American playwright Annie Baker’s 2009 off-Broadway “drama class” play is set in a windowless dance studio, so the Royal Court has got its own off-piste location spot on: a cheerless community centre on the Islington, Hoxton borders, a hefty stone’s throw from the new Arcola.

Baker’s characters are non-metropolitan, too, five residents of a small town called Shirley, in Vermont, who have signed up for a six-week course in creative drama supervised by Imelda Staunton‘s no-nonsense Marty. They all have different reasons for being there.

What could have been toe-curlingly embarrassing – or downright awful – is transformed in James Macdonald’s delicate and precise Theatre Local production into a group study in loneliness, neediness and confession, a sort of ambiguously theatrical A Chorus Line without the music and more of a meshing interaction across a passage of time.

And who wouldn’t want to spend a couple of hours in the company of actors as clever and emotionally mesmerising as Staunton; or Toby Jones as a divorced carpenter, Schultz; or Fenella Woolgar as a displaced actress, Theresa, studying acupressure and licking her wounds; or, again, Danny Webb as James, Marty’s husband, who has baggage, and an estranged daughter, from a first marriage?

“Are we going to do any real acting?” asks teenager Lauren, brilliantly played by Shannon Tarbet as a devastatingly sullen square peg with an eye on Maria in West Side Story at school and shadowy ambition of working with animals.

The dialogue takes the form of group exercises – word games, physical tableaux, confessional riffs (each character’s biographical summary spoken by another member of the group) – through which real tensions and revelations prickle like little needles on a smooth skin.

And there are short sharp encounters outside the perimeter of the class, too, that deepen the new friendships, or challenge old ones.

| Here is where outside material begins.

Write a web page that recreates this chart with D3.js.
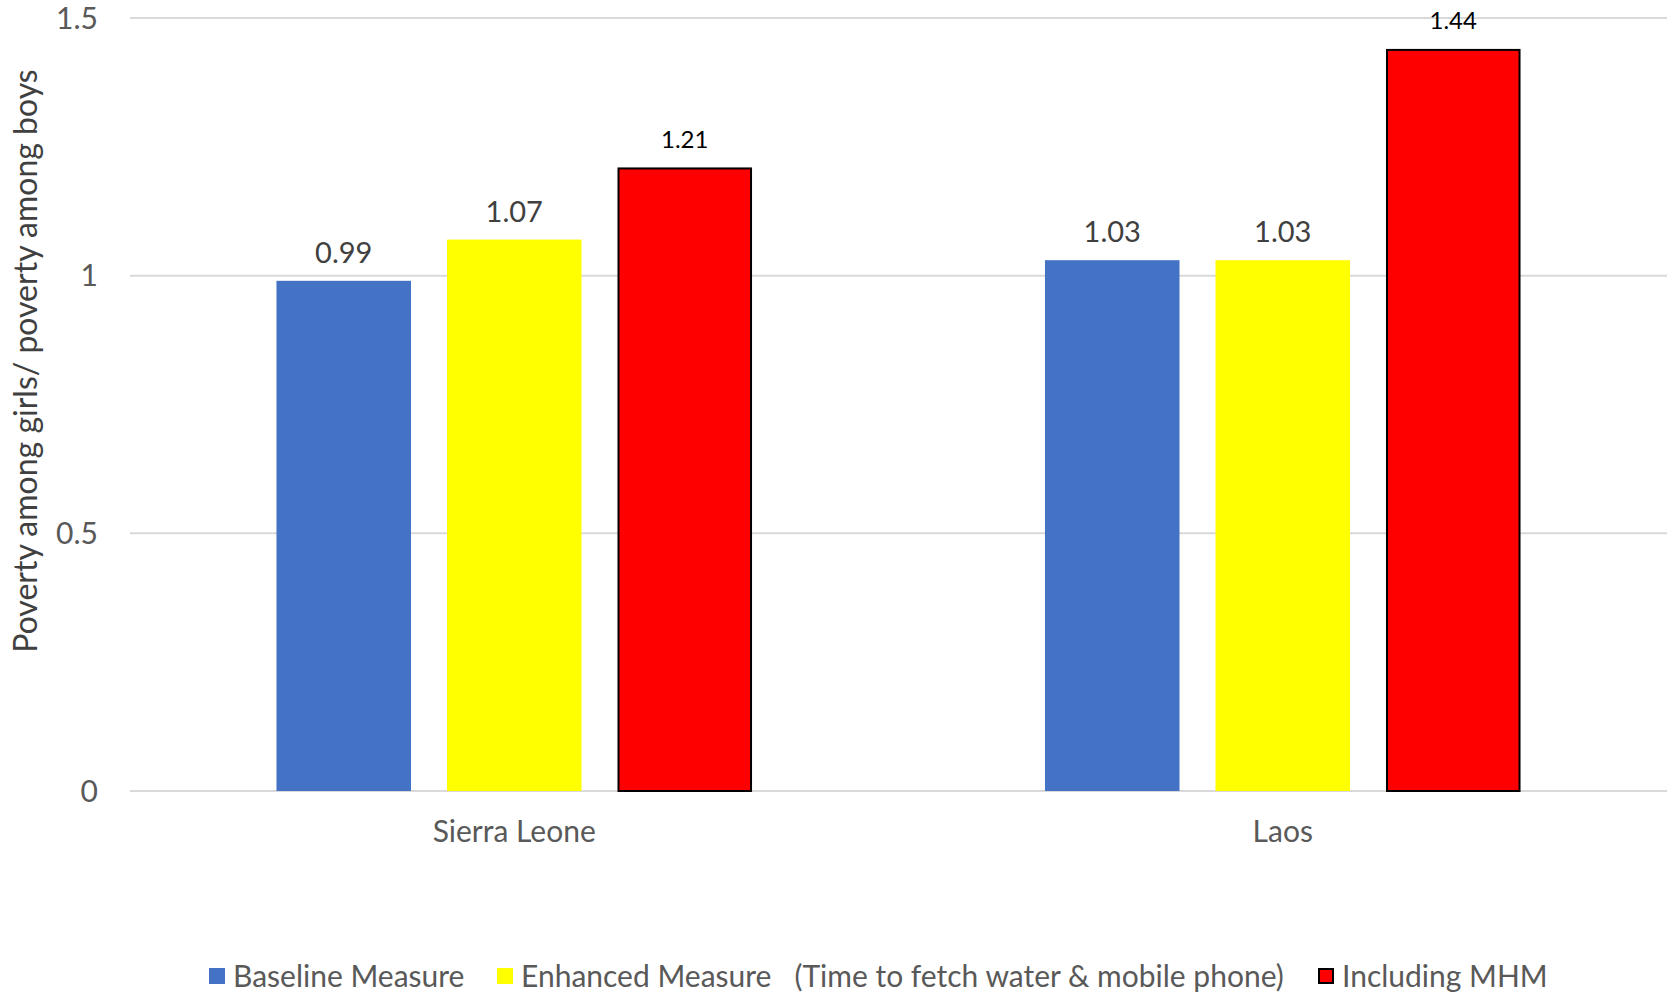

Schultz and Theresa embark tentatively on an affair, Marty finds her authority dangerously undermined, Lauren takes one dialogue game too far.

You find yourself wondering about the drama thrown back in the mirror within the circle: is it a construct, or is it a break-down, is it for real, or is it for fun? The acting leaves you in no doubt about the answers, and there’s a lovely, surreal coda that speculates on the continuity of these peoples’ lives and their prospects for happiness.